One way to counter this is to use two different trigonometric functions instead of one. What if we do:

$$y = y_{\text{emb}} + [\sin(\text{pos}), \cos(\text{pos}), \sin(\text{pos}), \cos(\text{pos}), \ldots]$$

adding alternating sin/cos to embeddings

This helps in short sequences. But if the sequence is long enough, the values will eventually repeat, just like how a clock resets every 12 hours. To truly minmize chances of collision, we can make each dimension of the position encoding vector to use a different frequency for sine and cosine. That way, the pattern of values across all dimensions never (rarely) repeats within any reasonable sequence length.

So, instead of just $[\sin(\text{pos}), \cos(\text{pos}), \sin(\text{pos}), ...]$, we use:

$$[\sin(\omega_1 \cdot \text{pos}), \cos(\omega_1 \cdot \text{pos}), \sin(\omega_2 \cdot \text{pos}), \cos(\omega_2 \cdot \text{pos}), \ldots]$$

where each $\omega_k$ is a different frequency for each dimension. This way, every position gets a unique, high-dimensional fingerprint that’s extremely unlikely to repeat or collide with any other position.

Take a minute to pause and reflect on the figure below, this should give you a very good intuition as to what exactly positional encoding is doing.

final positional encoding vector add animation
Each position gets a unique vector by alternating sin/cos with different frequencies

The Formula

If you are clear about the things we talked earlier, its finally time to introduce the famous/dearding positional encoding formula from the original Transformer paper:

$$PE_{(pos, 2i)} = \sin\left(\frac{pos}{10000^{2i/d_{model}}}\right)$$ $$PE_{(pos, 2i+1)} = \cos\left(\frac{pos}{10000^{2i/d_{model}}}\right)$$

Where:

  • $pos$ is the position of the word in the sequence
  • $i$ is the dimension index
  • $d_{model}$ is the embedding dimension (e.g., 512)

The key to understanding this formula lies in the frequency term

$$\frac{1}{10000^{2i/d_{model}}}$$

It may look intimidating at first, but it’s really doing just one simple thing: assigning a different frequency to each pair of dimensions.

Instead of every dimension using the same sine or cosine wave, each dimension oscillates at a different frequency that depends on the dimension index.

At the starting dimensions, the frequency of the sine and cosine waves is very high, meaning the values change rapidly as the position increases. As we gradually move toward higher dimensions, the frequency becomes lower and lower, so the waves change much more slowly with position.

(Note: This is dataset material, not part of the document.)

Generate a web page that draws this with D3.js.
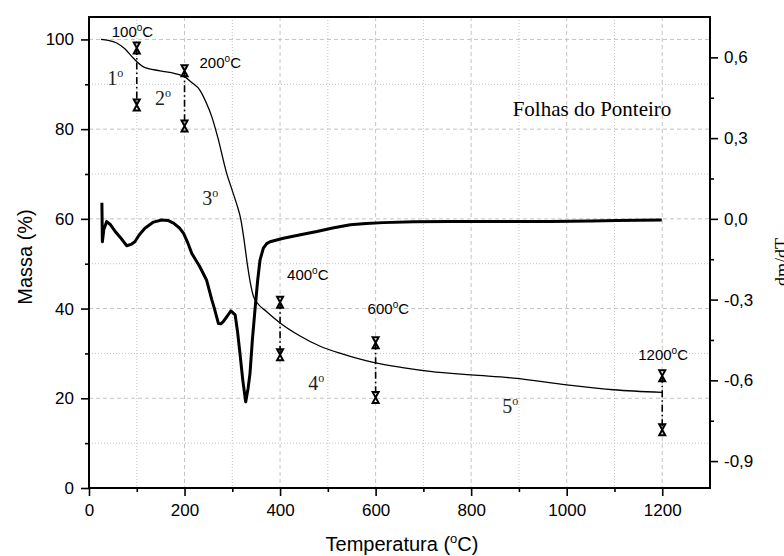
<!DOCTYPE html>
<html>
<head>
<meta charset="utf-8">
<script src="https://cdn.jsdelivr.net/npm/d3@7"></script>
<style>
body { margin: 0; background: #fff; }
svg { display: block; }
</style>
</head>
<body>
<svg id="chart" width="784" height="556"></svg>
<script>
// TG curve (massa %)
var tgTemp = [25, 40, 58, 75, 93, 114, 149, 180, 200, 215, 232, 245, 257, 270, 288, 300, 310, 318, 325, 332, 338, 344, 352, 372, 400, 440, 484, 530, 595, 660, 714, 800, 889, 1000, 1098, 1200];
var tgMass = [100, 99.8, 99.2, 97.9, 95.8, 93.9, 93.0, 92.4, 91.7, 90.4, 88.7, 86, 82.8, 78, 70.2, 66.3, 63, 59.8, 55, 49.5, 45.6, 42.8, 41.3, 39.3, 36.8, 34.0, 31.6, 29.9, 28.0, 26.8, 26.0, 25.2, 24.5, 23.0, 21.9, 21.3];

// DTG curve (dm/dT), right axis
var dtgTemp = [27, 28, 31, 37, 44, 54, 66, 79, 88, 96, 105, 117, 135, 152, 165, 177, 190, 198, 207, 215, 232, 246, 257, 262, 271, 276, 281, 290, 297, 306, 311, 316, 322, 328, 333, 337, 342, 348, 353, 358, 365, 372, 379, 407, 440, 477, 510, 547, 580, 616, 680, 756, 860, 965, 1050, 1105, 1150, 1199];
var dtgRate = [0.06, -0.085, -0.04, -0.01, -0.02, -0.045, -0.07, -0.10, -0.095, -0.085, -0.06, -0.035, -0.012, -0.004, -0.006, -0.016, -0.035, -0.054, -0.09, -0.128, -0.178, -0.227, -0.30, -0.33, -0.389, -0.39, -0.382, -0.36, -0.342, -0.357, -0.42, -0.50, -0.60, -0.68, -0.63, -0.575, -0.45, -0.327, -0.23, -0.153, -0.109, -0.092, -0.085, -0.072, -0.06, -0.047, -0.034, -0.022, -0.017, -0.014, -0.011, -0.010, -0.010, -0.010, -0.008, -0.006, -0.005, -0.004];

// temperature marks (range bars)
var markTemp = [100, 200, 400, 600, 1200];
var markHigh = [98.1, 93.0, 41.4, 32.4, 25.0];
var markLow = [85.4, 80.7, 29.7, 20.2, 13.0];
var markText = ["100", "200", "400", "600", "1200"];

var stageText = ["1", "2", "3", "4", "5"];

var xTicks = [0, 200, 400, 600, 800, 1000, 1200];
var xMinor = [100, 300, 500, 700, 900, 1100];
var massTicks = [0, 20, 40, 60, 80, 100];
var massMinor = [10, 30, 50, 70, 90];
var rateTicks = [-0.9, -0.6, -0.3, 0.0, 0.3, 0.6];
var rateMinor = [-0.75, -0.45, -0.15, 0.15, 0.45];

// layout only
var markLabelOffset = [[-25, -11], [15, -3], [7, -22], [-8, -29], [-24, -16]];
var stagePos = [[38, 89.8], [138, 85.4], [237, 63.1], [459, 21.8], [865, 16.7]];

var svg = d3.select("#chart"),
    pL = 89, pR = 710, pT = 17, pB = 488;

var x = d3.scaleLinear().domain([0, 1300]).range([pL, pR]);
var yMass = d3.scaleLinear().domain([0, 105]).range([pB, pT]);
var yRate = d3.scaleLinear().domain([-1.0, 0.75]).range([pB, pT]);

var sans = "'Liberation Sans', Arial, sans-serif",
    serif = "'Liberation Serif', 'Times New Roman', serif";

// grid
var grid = svg.append("g").attr("stroke", "#c4c4c4").attr("stroke-width", 1);
grid.selectAll("line.vmaj").data(xTicks.slice(1)).enter().append("line")
    .attr("x1", d => x(d)).attr("x2", d => x(d)).attr("y1", pT).attr("y2", pB)
    .attr("stroke-dasharray", "4,3");
grid.selectAll("line.vmin").data(xMinor).enter().append("line")
    .attr("x1", d => x(d)).attr("x2", d => x(d)).attr("y1", pT).attr("y2", pB)
    .attr("stroke-dasharray", "1,2");
grid.selectAll("line.hmaj").data(massTicks.slice(1)).enter().append("line")
    .attr("y1", d => yMass(d)).attr("y2", d => yMass(d)).attr("x1", pL).attr("x2", pR)
    .attr("stroke-dasharray", "4,3");
grid.selectAll("line.hmin").data(massMinor).enter().append("line")
    .attr("y1", d => yMass(d)).attr("y2", d => yMass(d)).attr("x1", pL).attr("x2", pR)
    .attr("stroke-dasharray", "1,2");

// axes
function styleAxis(g) {
    g.select(".domain").remove();
    g.selectAll(".tick line").attr("stroke", "#000").attr("stroke-width", 1.6);
    g.selectAll(".tick text").attr("font-family", sans).attr("font-size", 17).attr("fill", "#000");
}

svg.append("g").attr("transform", `translate(0,${pB})`)
    .call(d3.axisBottom(x).tickValues(xTicks).tickSize(8).tickPadding(8).tickFormat(d3.format("d")))
    .call(styleAxis);
svg.append("g").attr("transform", `translate(0,${pB})`)
    .call(d3.axisBottom(x).tickValues(xMinor).tickSize(4).tickFormat(""))
    .call(styleAxis);

svg.append("g").attr("transform", `translate(${pL},0)`)
    .call(d3.axisLeft(yMass).tickValues(massTicks).tickSize(8).tickPadding(7))
    .call(styleAxis);
svg.append("g").attr("transform", `translate(${pL},0)`)
    .call(d3.axisLeft(yMass).tickValues(massMinor).tickSize(4).tickFormat(""))
    .call(styleAxis);

svg.append("g").attr("transform", `translate(${pR},0)`)
    .call(d3.axisRight(yRate).tickValues(rateTicks).tickSize(8).tickPadding(6)
        .tickFormat(d => d.toFixed(1).replace(".", ",")))
    .call(styleAxis);
svg.append("g").attr("transform", `translate(${pR},0)`)
    .call(d3.axisRight(yRate).tickValues(rateMinor).tickSize(4).tickFormat(""))
    .call(styleAxis);

// frame
svg.append("rect")
    .attr("x", pL).attr("y", pT)
    .attr("width", pR - pL).attr("height", pB - pT)
    .attr("fill", "none").attr("stroke", "#000").attr("stroke-width", 2);

// curves
var tgLine = d3.line()
    .x((d, i) => x(tgTemp[i]))
    .y(d => yMass(d))
    .curve(d3.curveMonotoneX);
svg.append("path").datum(tgMass)
    .attr("d", tgLine)
    .attr("fill", "none").attr("stroke", "#000").attr("stroke-width", 1.3);

var dtgLine = d3.line()
    .x((d, i) => x(dtgTemp[i]))
    .y(d => yRate(d))
    .curve(d3.curveLinear);
svg.append("path").datum(dtgRate)
    .attr("d", dtgLine)
    .attr("fill", "none").attr("stroke", "#000").attr("stroke-width", 3)
    .attr("stroke-linejoin", "round");

// range marks
var marks = svg.append("g").selectAll("g").data(markTemp).enter().append("g");
marks.append("line")
    .attr("x1", d => x(d)).attr("x2", d => x(d))
    .attr("y1", (d, i) => yMass(markHigh[i])).attr("y2", (d, i) => yMass(markLow[i]))
    .attr("stroke", "#000").attr("stroke-width", 1.6)
    .attr("stroke-dasharray", "7,3,1.5,3");
var hourglass = "M-3,-5.5L3,-5.5L-3,5.5L3,5.5Z";
marks.append("path")
    .attr("d", hourglass)
    .attr("transform", (d, i) => `translate(${x(d)},${yMass(markHigh[i])})`)
    .attr("fill", "none").attr("stroke", "#000").attr("stroke-width", 2);
marks.append("path")
    .attr("d", hourglass)
    .attr("transform", (d, i) => `translate(${x(d)},${yMass(markLow[i])})`)
    .attr("fill", "none").attr("stroke", "#000").attr("stroke-width", 2);

var degLabel = marks.append("text")
    .attr("x", (d, i) => x(d) + markLabelOffset[i][0])
    .attr("y", (d, i) => yMass(markHigh[i]) + markLabelOffset[i][1])
    .attr("font-family", sans).attr("font-size", 15).attr("fill", "#000");
degLabel.append("tspan").text((d, i) => markText[i]);
degLabel.append("tspan").attr("font-size", 10).attr("dy", -6).text("o");
degLabel.append("tspan").attr("dy", 6).text("C");

// stage numbers
var stages = svg.append("g").selectAll("text").data(stageText).enter().append("text")
    .attr("x", (d, i) => x(stagePos[i][0]))
    .attr("y", (d, i) => yMass(stagePos[i][1]))
    .attr("font-family", serif).attr("font-size", 20).attr("fill", "#222");
stages.append("tspan").text(d => d);
stages.append("tspan").attr("font-size", 12).attr("dy", -8).text("o");

// sample name
svg.append("text")
    .attr("x", 592).attr("y", 116)
    .attr("text-anchor", "middle")
    .attr("font-family", serif).attr("font-size", 21)
    .text("Folhas do Ponteiro");

// axis titles
var xTitle = svg.append("text")
    .attr("x", 402).attr("y", 551)
    .attr("text-anchor", "middle")
    .attr("font-family", sans).attr("font-size", 20);
xTitle.append("tspan").text("Temperatura (");
xTitle.append("tspan").attr("font-size", 13).attr("dy", -8).text("o");
xTitle.append("tspan").attr("dy", 8).text("C)");

svg.append("text")
    .attr("transform", "translate(32,257) rotate(-90)")
    .attr("text-anchor", "middle")
    .attr("font-family", sans).attr("font-size", 20)
    .text("Massa (%)");

svg.append("text")
    .attr("transform", "translate(788,262) rotate(-90)")
    .attr("text-anchor", "middle")
    .attr("font-family", serif).attr("font-size", 18)
    .text("dm/dT");
</script>
</body>
</html>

This is exactly what you saw in the first figure of the blog:

crux of positional encoding
The 128-dimensional positional encoding for a sentence
  • Early dimensions (small (i)) → high-frequency waves → rapid oscillations across positions
  • Later dimensions (large (i)) → low-frequency waves → slow, smooth changes across positions

So the left side of the heatmap looks dense and stripy, while the right side looks smoother and more gradual, all because the frequency decreases as we move across dimensions.

I visualized this heatmap using Manim (vibe-coded with Gemini 3, credit where its due!), and the result is quite satisfying to watch.

Simulated heatmap of positional encoding (code)

To conclude, in simple terms: the the positional encoding just alternates sine and cosine waves with different frequencies across the dimensions of the positional vector, scaled by the token’s position.